En 1960, il chante encore pour célébrer son soixante-dixième anniversaire, à Copenhague, le rôle de Siegmund dans le premier acte de La Walkyrie. Parmi de nombreux enregistrements (dont beaucoup sont des captations live de ses performances wagnériennes), un de ceux qui témoigne le mieux de sa voix exceptionnelle, par la vaillance et la qualité du timbre, toujours vibrant et lumineux, est d'ailleurs celui de ce même premier acte, à Vienne en 1935, avec Lotte Lehmann et Emanuel List, sous la baguette de Bruno Walter.

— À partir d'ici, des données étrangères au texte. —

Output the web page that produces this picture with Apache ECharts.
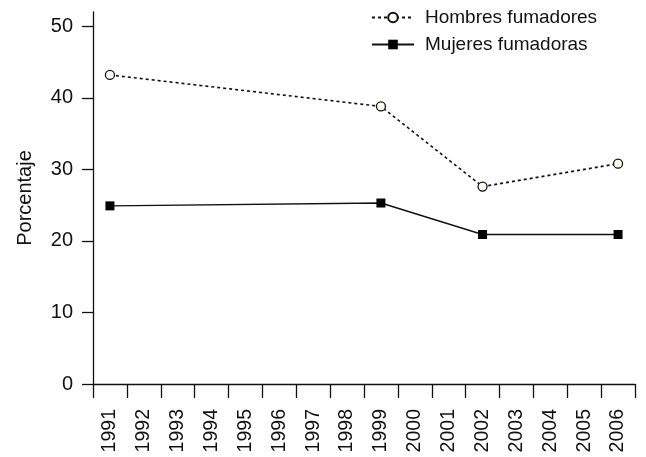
<!DOCTYPE html>
<html>
<head>
<meta charset="utf-8">
<script src="https://cdn.jsdelivr.net/npm/echarts@6/dist/echarts.min.js"></script>
<style>
html,body{margin:0;padding:0;background:#fff;}
#chart{width:646px;height:457px;}
</style>
</head>
<body>
<div id="chart"></div>
<script>
var years = ['1991','1992','1993','1994','1995','1996','1997','1998','1999','2000','2001','2002','2003','2004','2005','2006'];
var hombres = [43.2, null, null, null, null, null, null, null, 38.8, null, null, 27.6, null, null, null, 30.8];
var mujeres = [24.9, null, null, null, null, null, null, null, 25.3, null, null, 20.9, null, null, null, 20.9];
var yTicks = [0, 10, 20, 30, 40, 50];

var FONT = 'Liberation Sans, Arial, sans-serif';
var TXT = '#111';
var chart = echarts.init(document.getElementById('chart'), null, {renderer: 'canvas'});
chart.setOption({
  animation: false,
  backgroundColor: '#ffffff',
  textStyle: {fontFamily: FONT, color: TXT},
  grid: {left: 93, right: 11, top: 12, bottom: 73, containLabel: false},
  legend: {
    orient: 'vertical',
    left: 366,
    top: 3,
    itemWidth: 42,
    itemHeight: 12,
    itemGap: 8,
    textStyle: {fontFamily: FONT, fontSize: 19, color: TXT, padding: [0, 0, 0, 6]},
    data: ['Hombres fumadores', 'Mujeres fumadoras']
  },
  xAxis: {
    type: 'category',
    data: years,
    boundaryGap: true,
    axisLine: {lineStyle: {color: '#111', width: 1.3}},
    axisTick: {show: true, length: 14, lineStyle: {color: '#111', width: 1.3}, alignWithLabel: false},
    axisLabel: {rotate: 90, margin: 25, interval: 0, fontSize: 19.5, color: TXT, fontFamily: FONT},
    splitLine: {show: false}
  },
  yAxis: {
    type: 'value',
    min: 0,
    max: 52,
    name: 'Porcentaje',
    nameLocation: 'middle',
    nameGap: 58,
    nameRotate: 90,
    nameTextStyle: {fontSize: 20, color: TXT, fontFamily: FONT},
    axisLine: {show: true, lineStyle: {color: '#111', width: 1.3}},
    axisTick: {show: true, length: 11, customValues: yTicks, lineStyle: {color: '#111', width: 1.3}},
    axisLabel: {customValues: yTicks, margin: 20, fontSize: 20, color: TXT, fontFamily: FONT},
    splitLine: {show: false}
  },
  series: [
    {
      name: 'Hombres fumadores',
      type: 'line',
      data: hombres,
      connectNulls: true,
      symbol: 'circle',
      symbolSize: 9,
      itemStyle: {color: '#fffff2', borderColor: '#111', borderWidth: 1.3},
      lineStyle: {color: '#111', width: 1.6, type: [3, 3]}
    },
    {
      name: 'Mujeres fumadoras',
      type: 'line',
      data: mujeres,
      connectNulls: true,
      symbol: 'rect',
      symbolSize: 9,
      itemStyle: {color: '#000', borderColor: '#000', borderWidth: 0},
      lineStyle: {color: '#111', width: 1.4, type: 'solid'}
    }
  ]
});
</script>
</body>
</html>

Selon Jean-Jacques Groleau, « outre le phénomène purement incroyable de la longévité de cette voix (phénomène qui tient certainement autant à la nature de l'homme qu'à sa fabuleuse technique vocale), c'est avant tout la beauté de son chant qui marque l'auditeur. De fait, Melchior est l'antithèse absolue du chant brutal et forcé que l'on considère trop souvent comme la seule manière de chanter Wagner. Souplesse, phrasé, vibrato naturel, couleurs (son 3eme acte de Tristan est à cet égard irremplaçable), tout chez lui a su garder les bons côtés du chant wagnérien. Son Siegfried chante, murmure et claironne quand il le faut ; son Tannhäuser s'électrise au fur et à mesure que la tessiture s'élève... »[5]
Son fils, Ib Melchior, est un scénariste réputé dans le domaine de la science-fiction.